Se nós temos essa, como eu disse, essa riqueza tão linda, tão bela e tão poderosa que é esse berço maravilhoso? Então, por que que nós não podemos mudar essa roda (…). Nós temos que defender o nosso espaço, temos que ter a resiliência de fazer que predomina o que a gente quer. Até com patrão, entendeu? Então, eu não vejo isso assim, tem que ser conduzido pelo sistema. Não, nós quem temos que conduzir o que a gente quer.
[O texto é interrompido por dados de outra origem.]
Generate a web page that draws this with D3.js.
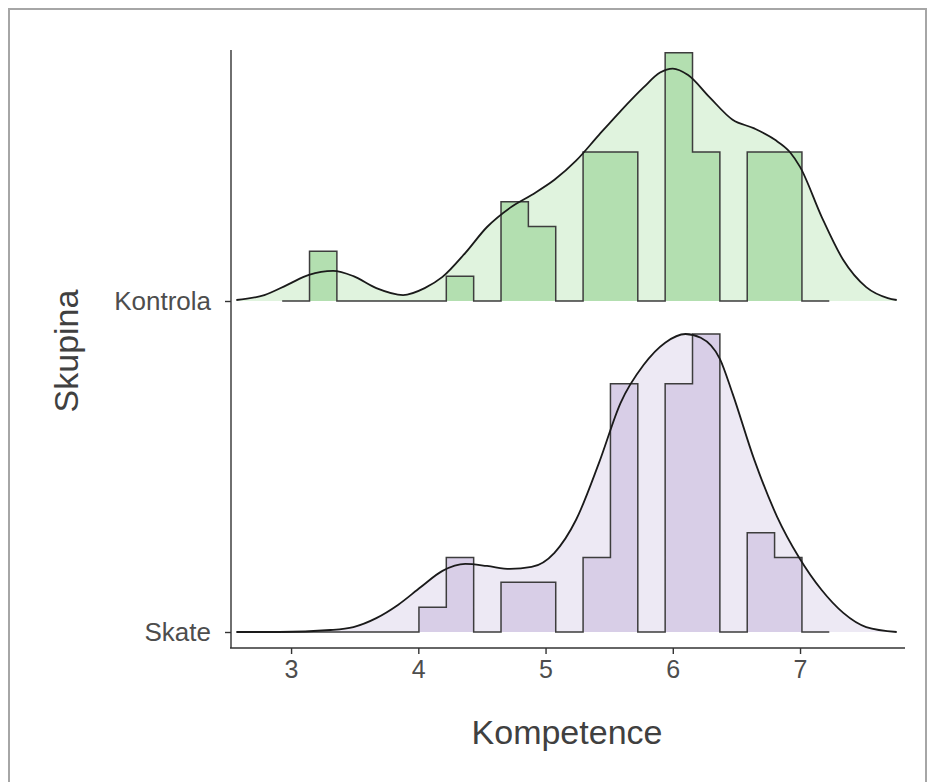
<!DOCTYPE html>
<html>
<head>
<meta charset="utf-8">
<script src="https://cdn.jsdelivr.net/npm/d3@7"></script>
<style>
  body { margin: 0; background: #fff; }
  svg { font-family: 'Liberation Sans', Arial, sans-serif; }
</style>
</head>
<body>
<div id="chart"></div>
<script>
// ridgeline histograms + density, two groups

const groups = ['Kontrola', 'Skate']
const xTicks = [3, 4, 5, 6, 7]

// shared bins (first and last bin are the empty pad bins)
const binStart = 2.93
const binWidth = 0.215
const kontrolaCounts = [0, 2, 0, 0, 0, 0, 1, 0, 4, 3, 0, 6, 6, 0, 10, 6, 0, 6, 6, 0]
const skateCounts = [0, 0, 0, 0, 0, 1, 3, 0, 2, 2, 0, 3, 10, 0, 10, 12, 0, 4, 3, 0]

// density curves, in the same height units as the counts
const kontrolaDensity = [
  [2.57, 0.04], [2.79, 0.24], [2.97, 0.65], [3.14, 1.05], [3.33, 1.21], [3.49, 1.0],
  [3.67, 0.52], [3.88, 0.24], [4.05, 0.52], [4.19, 0.97], [4.37, 1.94], [4.54, 2.98],
  [4.72, 3.75], [4.89, 4.27], [5.07, 4.88], [5.24, 5.65], [5.42, 6.69], [5.59, 7.65],
  [5.77, 8.6], [5.9, 9.2], [6.0, 9.36], [6.12, 9.1], [6.29, 8.2], [6.47, 7.3],
  [6.64, 6.95], [6.8, 6.5], [6.92, 6.0], [7.0, 5.4], [7.17, 3.39], [7.34, 1.65],
  [7.52, 0.56], [7.69, 0.12], [7.76, 0.04]
]
const skateDensity = [
  [2.57, 0], [2.91, 0], [3.31, 0.08], [3.49, 0.2], [3.67, 0.56], [3.84, 1.09],
  [4.02, 1.81], [4.19, 2.46], [4.37, 2.74], [4.54, 2.66], [4.72, 2.54], [4.89, 2.62],
  [5.07, 3.19], [5.24, 4.52], [5.42, 6.81], [5.59, 9.23], [5.77, 10.75], [5.94, 11.65],
  [6.1, 12.0], [6.22, 11.85], [6.37, 11.0], [6.47, 9.6], [6.64, 6.94], [6.82, 4.64],
  [6.99, 3.02], [7.17, 1.69], [7.34, 0.77], [7.52, 0.2], [7.76, 0]
]

const fills = {
  Kontrola: { hist: '#b3dfb0', dens: '#e0f3de' },
  Skate: { hist: '#d8cee7', dens: '#ede9f4' }
}

const width = 931
const height = 782

const svg = d3.select('#chart')
  .append('svg')
  .attr('width', width)
  .attr('height', height)

// frame of the screenshot
svg.append('rect')
  .attr('x', 9).attr('y', 9)
  .attr('width', 917).attr('height', 790)
  .attr('fill', 'none')
  .attr('stroke', '#a6a6a6')
  .attr('stroke-width', 2)

const x = d3.scaleLinear().domain([2.52, 7.825]).range([230, 905])
const yBase = d3.scalePoint().domain(['Skate', 'Kontrola']).range([632, 301])
const h = d3.scaleLinear().domain([0, 12]).range([0, 298])

const data = {
  Kontrola: { counts: kontrolaCounts, density: kontrolaDensity },
  Skate: { counts: skateCounts, density: skateDensity }
}

groups.forEach(function (g) {
  const base = yBase(g)
  const counts = data[g].counts
  const steps = counts.map(function (c, i) {
    return { x: binStart + i * binWidth, c: c }
  })
  steps.push({ x: binStart + counts.length * binWidth, c: 0 })

  const dens = data[g].density
  const densArea = d3.area()
    .x(function (d) { return x(d[0]) })
    .y0(base)
    .y1(function (d) { return base - h(d[1]) })
    .curve(d3.curveMonotoneX)

  svg.append('path')
    .datum(dens)
    .attr('d', densArea)
    .attr('fill', fills[g].dens)

  const histArea = d3.area()
    .x(function (d) { return x(d.x) })
    .y0(base)
    .y1(function (d) { return base - h(d.c) })
    .curve(d3.curveStepAfter)
  const histLine = d3.line()
    .x(function (d) { return x(d.x) })
    .y(function (d) { return base - h(d.c) })
    .curve(d3.curveStepAfter)

  svg.append('path')
    .datum(steps)
    .attr('d', histArea)
    .attr('fill', fills[g].hist)
  svg.append('path')
    .datum(steps)
    .attr('d', histLine)
    .attr('fill', 'none')
    .attr('stroke', '#3d3d3d')
    .attr('stroke-width', 1.5)

  svg.append('path')
    .datum(dens)
    .attr('d', d3.line()
      .x(function (d) { return x(d[0]) })
      .y(function (d) { return base - h(d[1]) })
      .curve(d3.curveMonotoneX))
    .attr('fill', 'none')
    .attr('stroke', '#1a1a1a')
    .attr('stroke-width', 1.8)
})

// axes
const xAxis = svg.append('g')
  .attr('transform', 'translate(0,648)')
  .call(d3.axisBottom(x).tickValues(xTicks).tickFormat(d3.format('d'))
    .tickSize(6).tickPadding(6).tickSizeOuter(0))
xAxis.select('.domain').attr('stroke', '#333').attr('stroke-width', 1.4)
  .attr('d', 'M230,0H905')
xAxis.selectAll('.tick line').attr('stroke', '#333').attr('stroke-width', 1.4)
xAxis.selectAll('.tick text')
  .attr('font-size', 25)
  .attr('fill', '#4d4d4d')
  .attr('font-family', "'Liberation Sans', Arial, sans-serif")

const yAxis = svg.append('g')
  .attr('transform', 'translate(231,0)')
  .call(d3.axisLeft(yBase).tickSize(6).tickPadding(14).tickSizeOuter(0))
yAxis.select('.domain').attr('stroke', '#333').attr('stroke-width', 1.4)
  .attr('d', 'M0,50V648')
yAxis.selectAll('.tick line').attr('stroke', '#333').attr('stroke-width', 1.4)
yAxis.selectAll('.tick text')
  .attr('font-size', 26)
  .attr('fill', '#4d4d4d')
  .attr('font-family', "'Liberation Sans', Arial, sans-serif")

svg.append('text')
  .attr('x', 567)
  .attr('y', 744)
  .attr('text-anchor', 'middle')
  .attr('font-size', 34)
  .attr('fill', '#404040')
  .text('Kompetence')

svg.append('text')
  .attr('transform', 'translate(78,351) rotate(-90)')
  .attr('text-anchor', 'middle')
  .attr('font-size', 34)
  .attr('fill', '#404040')
  .text('Skupina')
</script>
</body>
</html>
Se a gente vai conseguir ou não, vamos ver no traquejo da luta do dia a dia, né, aonde vai chegar com isso
“Aí eu penso o futuro, como será o futuro de Povoação. Tudo de Povoação só depende de nós moradores, nós não devemos esperar por Fundação Renova para poder ter um futuro para Povoação. Povoação depende do nosso querer, de nós nos juntarmos, uma comunidade de mãos dadas e unidos e lutar por uma Povoação melhor. Eu acho que somos merecedores disso, depois de tanta tragédia é isso que eu penso”
“Ah, a minha imagem hoje, eu só estou pensando que… daqui uns tempos se esses filhos nossos não tomarem conta vai ser só isso aí, só eucalipto, vai destruir tudo, né?”